In orthodox christianity there is no condemnation for what they call ancestral sin since the individual did not commit only a subsequent inherited tendency to sin, which not being sin itself is not condemned. The non condemned effect of the first sin on subsequent individuals is removed at Baptism.
Which is unjust because if you have been given a tendency to sin, that 100% of people fail to resist, then not sinning isn't a real choice, so being condemned for it and needing to seek forgiveness is not just and fair.
Back to making us sick and then demanding health.
In Catholicism and churches with an Augustinian view individuals are guilty of that Ancestral sin and share in the guilt of Adam's sin. Here that guilt of is removed at Baptism.
Being held guilty for sins you didn't commit is even more obviously unjust and unfair.
Post baptismal sin is the commission of the individual.
Baptism quite obviously doesn't remove the tendency to sin, so this is still unjust and unfair.
Those are I believe precise formulations for the apparent sinful nature although as with any formulation there can be debates on interpretation.
I have to say that the Augustinian formulation is a latter interpretation but there are those who argue that it is implicit in the bible.

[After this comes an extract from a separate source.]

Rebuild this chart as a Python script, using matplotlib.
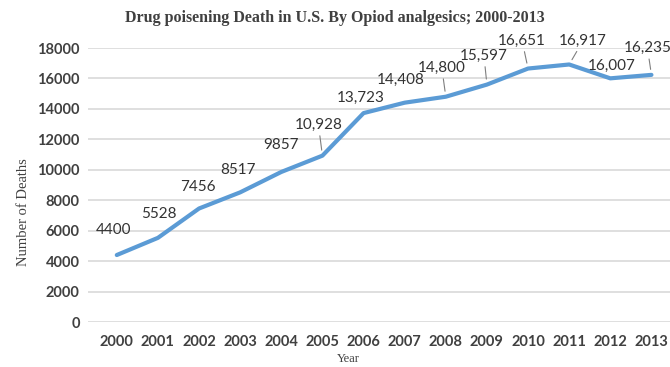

Which brings us to another point which is that your god compounds its unjust, and unfair condemnation, with hiding its message (contemptible as it is) behind ambiguity, contradiction, and a total lack of actual evidence of its truth.
No Christian church though deny that Jesus life and death was effective for sin, the reality of which is accepted and central throughout Christianity.
So they all agree on the basic fact that we supposedly need forgiveness for being the way god made us.
As I said - it's a daft and silly story about a sadistic, unjust, and unfair god.